I think the vast majority of stereo recordings is made in a way that for the best reception the left channel is supposed to be heard from the left and the right channel is supposed to be heard from the right. It may seem obvious and not worth mentioning, unless you realize it's something different than "the left channel is supposed to go to the left ear only…".

When your computer is aware (i.e. it is told) there are speakers connected (and there are no sound effects), it just sends the recording left channel to the left speaker, right to the right, the only thing to do is applying volume. You hear "left" sounds with your both ears but you can tell they come from the left thanks to the mechanisms described above.

On the other hand, when your computer is aware there are headphones connected, the driver rebuilds the sound to give you the impression that "left" sounds come from the left, not only to your left ear. The left channel goes to the right ear also but with reduced volume to induce (1), with a delay to induce (2), with phase shift to induce (3) and with other modifications to induce (4). The details of this rebuilding process depend on the audio card, its vendor, the driver itself – this makes some cards better than the others.

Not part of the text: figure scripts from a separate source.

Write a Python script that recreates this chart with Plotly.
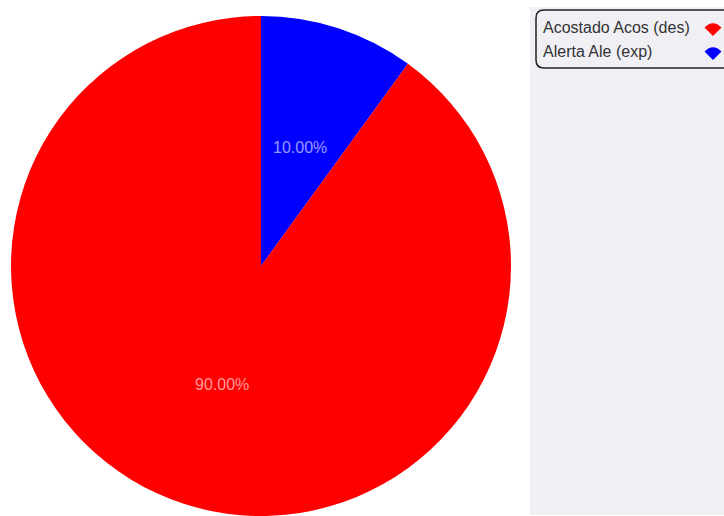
import math
import plotly.graph_objects as go

labels = ["Acostado Acos (des)", "Alerta Ale (exp)"]
values = [90, 10]
colors = ["#ff0000", "#0000ff"]

W, H = 724, 516
# pie geometry in pixels
PX0, PX1 = 11, 511
PY0, PY1 = 16, 516
CX, CY = (PX0 + PX1) / 2, (PY0 + PY1) / 2
R = (PX1 - PX0) / 2

# drawing order: clockwise from 12 o'clock, small slice first
order = [1, 0]

fig = go.Figure()
fig.add_trace(go.Pie(
    labels=[labels[i] for i in order],
    values=[values[i] for i in order],
    sort=False,
    direction="clockwise",
    rotation=0,
    marker=dict(colors=[colors[i] for i in order], line=dict(width=0)),
    textinfo="none",
    domain=dict(x=[PX0 / W, PX1 / W], y=[(H - PY1) / H, (H - PY0) / H]),
    showlegend=False,
    hoverinfo="label+percent",
))

annotations = []
total = sum(values)
cum = 0.0
for i in order:
    frac = values[i] / total
    mid = (cum + frac / 2) * 2 * math.pi
    cum += frac
    tx = CX + 0.5 * R * math.sin(mid)
    ty = CY - 0.5 * R * math.cos(mid)
    annotations.append(dict(text=f"{frac * 100:.2f}%", xref="paper", yref="paper",
                            x=tx / W, y=(H - ty) / H, xanchor="center", yanchor="middle",
                            showarrow=False,
                            font=dict(family="Liberation Sans, Arial, sans-serif", size=16,
                                      color="rgba(255,255,255,0.6)")))

shapes = []
# grey side panel
shapes.append(dict(type="rect", xref="paper", yref="paper",
                   x0=530 / W, x1=1.0, y0=1 / H, y1=(H - 7) / H,
                   fillcolor="#efeff4", line=dict(width=0), layer="below"))
# rounded legend border
r = 8
bw, bh = 220, 58
path = (f"M {r},0 L {bw},0 L {bw},{-bh} L {r},{-bh} "
        f"Q 0,{-bh} 0,{-bh + r} L 0,{-r} Q 0,0 {r},0 Z")
shapes.append(dict(type="path", xref="paper", yref="paper",
                   xsizemode="pixel", ysizemode="pixel",
                   xanchor=536 / W, yanchor=(H - 10) / H,
                   path=path, line=dict(color="#222222", width=1.5),
                   fillcolor="rgba(0,0,0,0)"))

row_y = [28, 52]
apex_y = [36, 60]
wr = 12
d = wr * 0.7071
c = wr / 0.7071
wedge = f"M 0,0 L {-d:.2f},{d:.2f} Q 0,{c:.2f} {d:.2f},{d:.2f} Z"
for lab, col, ty, ay in zip(labels, colors, row_y, apex_y):
    annotations.append(dict(text=lab, xref="paper", yref="paper",
                            x=541 / W, y=(H - ty) / H, xanchor="left", yanchor="middle",
                            showarrow=False,
                            font=dict(family="Liberation Sans, Arial, sans-serif",
                                      size=16, color="#333333")))
    shapes.append(dict(type="path", xref="paper", yref="paper",
                       xsizemode="pixel", ysizemode="pixel",
                       xanchor=713 / W, yanchor=(H - ay) / H,
                       path=wedge, fillcolor=col, line=dict(width=0)))

fig.update_layout(
    width=W, height=H,
    margin=dict(l=0, r=0, t=0, b=0),
    paper_bgcolor="white",
    plot_bgcolor="white",
    shapes=shapes,
    annotations=annotations,
    showlegend=False,
)

fig.write_html("out.html",
               config={"displayModeBar": False},
               post_script="document.body.style.margin='0';document.body.style.overflow='hidden';")
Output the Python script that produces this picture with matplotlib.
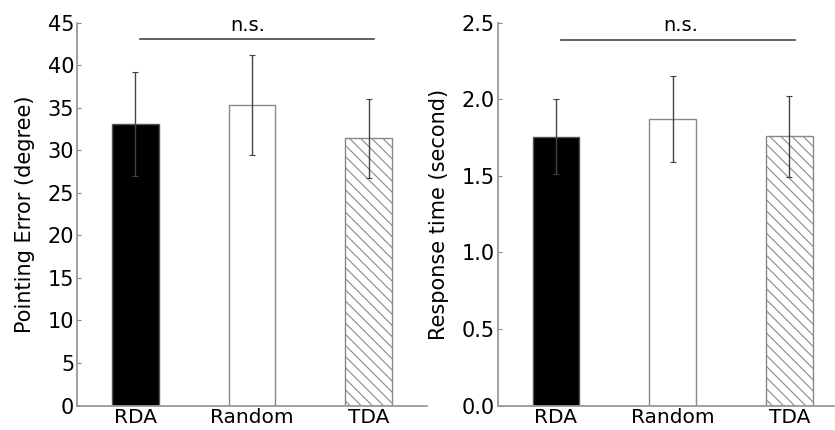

I used to have a setup where my speakers and headphones were connected to the same socket (via mini jack splitter). I switched my audio driver option few times a day depending on the device I was using at the moment, because every mismatch seemed unnatural to me. My brother hardly ever noticed the difference.

Your specific problem

I guess your audio driver is told there are headphones connected (or the socket you connect them to is dedicated to headphones only), that's why you hear "little high" and "little low" in both left and right headphones. Still, the direction of sound should be clearly recognizable, the experience should be similar to listening the recording on speakers.

It looks like your Xiaomi doesn't care whether there are speakers or headphones connected. It passes the channels without mixing because it's the easiest thing to do. When it comes to the music, this is the right thing with speakers. My old Samsung also does this the easy way which I find awful with headphones, especially during songs that separate channels as significantly as Bohemian Rhapsody does. Hearing the singing with only one ear seems unnatural and gives me headache. Fortunately I have good Bluetooth headphones, they have an option to rebuild the sound on their own.

It seems to me you got used to your Xiaomi behavior (which I find wrong) and expect it from your PC. You may even think some part of Bohemian Rhapsody magic comes from the channels being separated in the way you like. There's nothing wrong with that, I have no intention to "fix" your thinking, I can even imagine the Queen might intended this "ear separation" which is achievable only with headphones and without mixing.

Anyway, now you know where the difference comes from.


To make your sound card pass the channels without mixing them, tell the driver you have two speakers connected. I have little experience with sound cards and their drivers but I guess if the socket you use is dedicated to headphones only (it may be front panel socket) then this option may or may not apply. In case it didn't, you should connect your headphones to the socket where speakers may be connected (like in the rear).

You should also remember that some sound effects and enhancements (e.g. surround sound) may distort stereo image. Their impact may be different with speakers and headphones. Check if you have them disabled.